In Python with scikit-learn, the code is three lines: create the model object, call fit(X_train, y_train), then call predict(X_test). Under the hood, scikit-learn uses the closed-form solution for small datasets and gradient descent for larger ones.

For very large datasets (millions of rows) or when regularization is needed, gradient descent is more practical than the closed-form solution. Gradient descent iteratively adjusts the weights in the direction that reduces the loss function, converging on the optimal values over many iterations.

Step 4: Evaluate the Results

R-squared (R2) measures the proportion of variance in the target explained by the model. R2 = 0.85 means the model explains 85% of the variation in prices. R2 = 1.0 would be a perfect fit (suspicious, likely overfitting). R2 = 0.0 means the model does no better than simply predicting the average. R2 can be negative, meaning the model is worse than the average.

RMSE (root mean squared error) gives the average prediction error in the same units as the target. RMSE = $25,000 for a house price model means predictions are off by about $25,000 on average. RMSE penalizes large errors more heavily than small ones because of the squaring.

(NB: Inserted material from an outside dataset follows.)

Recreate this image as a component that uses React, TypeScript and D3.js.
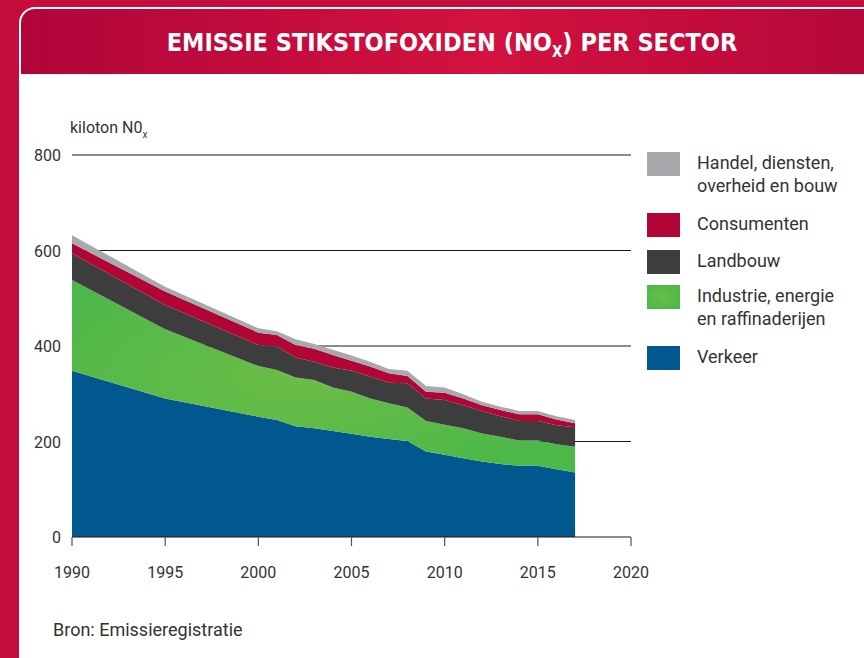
import React, { useEffect } from "react";
import * as d3 from "d3";

// jaren met een datapunt (1990, 1995, daarna jaarlijks)
const years = [1990, 1995, 2000, 2001, 2002, 2003, 2004, 2005, 2006, 2007, 2008, 2009, 2010, 2011, 2012, 2013, 2014, 2015, 2016, 2017];

// kiloton NOx per sector
const verkeer = [348, 290, 252, 245, 232, 228, 222, 216, 210, 205, 201, 179, 172, 165, 158, 153, 149, 149, 142, 135];
const industrie = [190, 145, 106, 105, 102, 101, 91, 88, 80, 75, 70, 64, 63, 63, 59, 57, 53, 53, 52, 54];
const landbouw = [56, 51, 44, 49, 42, 38, 42, 44, 46, 43, 51, 47, 52, 48, 47, 43, 41, 41, 40, 41];
const consumenten = [21, 28, 26, 24, 26, 27, 26, 21, 21, 20, 15, 14, 15, 14, 12, 13, 14, 14, 12, 8];
const handel = [17, 10, 9, 8, 12, 10, 11, 11, 10, 9, 11, 12, 11, 9, 7, 7, 7, 7, 7, 7];

const sectorKeys = ["verkeer", "industrie", "landbouw", "consumenten", "handel"];
const yTicks = [0, 200, 400, 600, 800];
const xTicks = [1990, 1995, 2000, 2005, 2010, 2015, 2020];

const fills = {
  verkeer: "#00588f",
  industrie: "url(#greenGrad)",
  landbouw: "#3d3d3d",
  consumenten: "#b10535",
  handel: "#a8a9ad",
};

// legenda van boven naar beneden
const legend = [
  { key: "handel", lines: ["Handel, diensten,", "overheid en bouw"] },
  { key: "consumenten", lines: ["Consumenten"] },
  { key: "landbouw", lines: ["Landbouw"] },
  { key: "industrie", lines: ["Industrie, energie", "en raffinaderijen"] },
  { key: "verkeer", lines: ["Verkeer"] },
];
const legendTops = [152, 213, 250, 285, 346];

const FONT = "Roboto, 'DejaVu Sans', sans-serif";
const TEXT = "#333333";

export default function App() {
  useEffect(() => {
    document.body.style.margin = "0";
  }, []);

  const width = 864;
  const height = 658;

  const x = d3.scaleLinear().domain([1990, 2020]).range([72, 631]);
  const y = d3.scaleLinear().domain([0, 800]).range([537, 155]);

  const rows = years.map((yr, i) => ({
    year: yr,
    verkeer: verkeer[i],
    industrie: industrie[i],
    landbouw: landbouw[i],
    consumenten: consumenten[i],
    handel: handel[i],
  }));

  const series = d3.stack().keys(sectorKeys)(rows);

  const area = d3
    .area()
    .x((d) => x(d.data.year))
    .y0((d) => y(d[0]))
    .y1((d) => y(d[1]));

  return (
    <svg
      width={width}
      height={height}
      style={{ display: "block", position: "absolute", left: 0, top: 0 }}
    >
      <defs>
        <linearGradient id="headGrad" x1="0" x2="1" y1="0" y2="0">
          <stop offset="0" stopColor="#b0053a" />
          <stop offset="0.55" stopColor="#d3123f" />
          <stop offset="1" stopColor="#b5073a" />
        </linearGradient>
        <radialGradient id="greenGrad" cx="0.45" cy="0.5" r="0.6">
          <stop offset="0" stopColor="#6bbd46" />
          <stop offset="1" stopColor="#4cb849" />
        </radialGradient>
      </defs>

      {/* achtergrond en kaart */}
      <rect x={0} y={0} width={width} height={height} fill="#c40d3d" />
      <rect x={19} y={7} width={900} height={700} rx={16} fill="#ffffff" />
      <path d="M21,74 V23 A14,14 0 0 1 35,9 H870 V74 Z" fill="url(#headGrad)" />

      <text
        x={452}
        y={51}
        textAnchor="middle"
        fill="#ffffff"
        fontFamily="'DejaVu Sans Condensed', 'DejaVu Sans', sans-serif"
        fontWeight="bold"
        fontSize={25}
      >
        EMISSIE STIKSTOFOXIDEN (NO
        <tspan fontSize={15} dy={6}>X</tspan>
        <tspan dy={-6}>) PER SECTOR</tspan>
      </text>

      {/* eenheid */}
      <text x={70} y={133} fill={TEXT} fontFamily={FONT} fontSize={16}>
        kiloton N0
        <tspan fontSize={10} dy={5}>x</tspan>
      </text>

      {/* rasterlijnen */}
      {yTicks.slice(1).map((t) => (
        <line key={t} x1={72} x2={631} y1={y(t)} y2={y(t)} stroke="#1a1a1a" strokeWidth={1.2} />
      ))}

      {/* gestapelde vlakken */}
      {series.map((s) => (
        <path key={s.key} d={area(s)} fill={fills[s.key]} />
      ))}

      {/* x-as */}
      <line x1={72} x2={631} y1={y(0)} y2={y(0)} stroke="#1a1a1a" strokeWidth={1.2} />
      {xTicks.map((t) => (
        <g key={t}>
          <line x1={x(t)} x2={x(t)} y1={y(0)} y2={y(0) + 9} stroke="#555" strokeWidth={1.2} />
          <text x={x(t)} y={578} textAnchor="middle" fill={TEXT} fontFamily={FONT} fontSize={16}>
            {t}
          </text>
        </g>
      ))}

      {/* y-as labels */}
      {yTicks.map((t) => (
        <text key={t} x={61} y={y(t) + 6} textAnchor="end" fill={TEXT} fontFamily={FONT} fontSize={16}>
          {t}
        </text>
      ))}

      {/* legenda */}
      {legend.map((l, i) => (
        <g key={l.key}>
          <rect x={647} y={legendTops[i]} width={33} height={24} fill={fills[l.key]} />
          {l.lines.map((line, j) => (
            <text
              key={j}
              x={697}
              y={legendTops[i] + 17 + j * 23}
              fill={TEXT}
              fontFamily={FONT}
              fontSize={18}
            >
              {line}
            </text>
          ))}
        </g>
      ))}

      <text x={53} y={636} fill={TEXT} fontFamily={FONT} fontSize={18}>
        Bron: Emissieregistratie
      </text>
    </svg>
  );
}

MAE (mean absolute error) is the average absolute prediction error. It is less sensitive to outliers than RMSE. If a few predictions are wildly off but most are close, MAE will be lower than RMSE.

Residual plots are the most informative diagnostic. Plot predicted values on the x-axis and residuals on the y-axis. A good model produces a random cloud of points centered at zero. Patterns in the residuals (curves, funnels, clusters) indicate model problems: nonlinearity, heteroscedasticity, or missing features.

Step 5: Interpret and Validate

Each coefficient has a direct interpretation: it is the expected change in the target for a one-unit increase in that feature, holding all other features constant. If the square footage coefficient is 150, each additional square foot is associated with a $150 increase in price, all else being equal.

Check the statistical significance of each coefficient. The p-value tests whether the coefficient is significantly different from zero. Coefficients with p-values above 0.05 may not be reliably different from zero and might not belong in the model.

Validate on held-out data. The metrics on your training set are optimistic because the model was fit to that data. Calculate R2, RMSE, and MAE on a test set the model has never seen. If test performance is much worse than training performance, the model is overfitting. If both are poor, the model is underfitting.

Consider regularization if the model overfits. Ridge regression (L2 regularization) adds a penalty proportional to the squared magnitude of the weights, shrinking them toward zero. Lasso regression (L1 regularization) can shrink some weights all the way to zero, effectively performing feature selection. Elastic net combines both.

Key Takeaway

Linear regression finds the line of best fit by minimizing squared errors. The process involves data preparation, assumption checking, model fitting via OLS or gradient descent, evaluation with R2 and RMSE, and validation on held-out data. Start every regression problem with linear regression as a baseline before trying more complex approaches.